Hablar es un hábito. Y no solo el acto de hablar sino también generar la instancia.
A pesar de las diferencias generacionales, pareciera que el dilema de cómo lograr que un adolescente se comunique sigue presente en las consultas que realizan los padres y cuidadores. Si bien hoy en día tenemos mayores facilidades, gran parte de la preocupación se dirige a la brecha que instaura la tecnología.
En mi experiencia la distancia muchas veces viene de factores previos, lo que no quiere decir que la tecnología efectivamente la agrave. Primeramente, está el dilema de la autoridad y el conocimiento (tema del que ya he hablado), donde muchas veces la preocupación tiende a llevar a los padres a proponer soluciones. En segunda instancia aparece la tendencia al uso de espacios de conversación para recordar cosas que nos preocupan. Como se aprecia, la dificultad de ambas situaciones está en anteponer la preocupación propia, hecho que puede ser muy abrumador para un adolescente.
Si bien soy partidario de que las conversaciones difíciles se tienen que tener, también me gusta pensar en que los espacios para tener estas conversaciones se construyen a través de otras conversaciones, muchas veces poco importantes (lo que no quiere decir que puedan ser trascendentales, sobre todo para los vínculos).
Hablar también es un hábito que se construye teniendo en cuenta la necesidad de exponerse sin sentirse vulnerado, sin presiones y sobre todo, desde la compañía genuina. Esto es de suma importancia teniendo en cuenta que desde muy temprano hablar es el medio para elaborar emociones (además de deseos, pensamientos y mucho de lo relacionado al mundo interno).
Para acompañar, entonces, es importante no traspasar nuestras propias preocupaciones a las que ya tiene el adolescente y, sobre todo no enojarce, o al menos, no parecer enojado pues la reactividad de esta emoción tiende a clausurar la palabra: no hay argumento válido para quien está enojado, así como no hay palabra que desenoje.

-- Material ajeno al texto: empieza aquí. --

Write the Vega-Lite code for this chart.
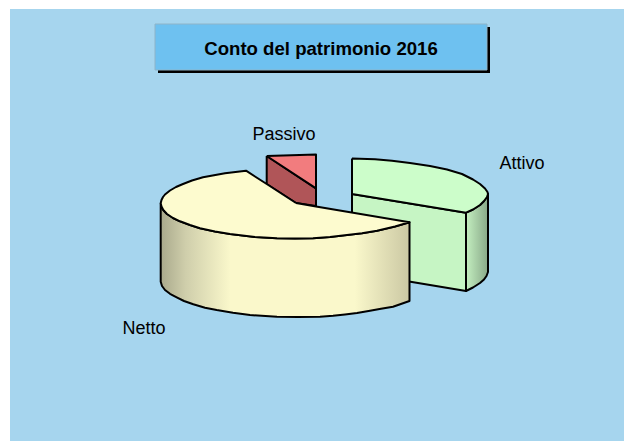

Esta reactividad tiende a ser una respuesta infantil al conflicto que, a su vez, invalida la vivencia subjetiva de quien lo recibe.
Crear espacios para conversar es un trabajo que requiere la necesidad de encontrar lugares y situaciones, buscar temáticas e inquietudes, validar emociones y deseos y, sobre todo, no renunciar a la palabra.
Como dijo una gran amiga, madre de dos adolescentes: “Para bien o para mal, se enseña desde el ejemplo. Esto me permite redirigir el foco hacia mi, buscando el cambio externo.”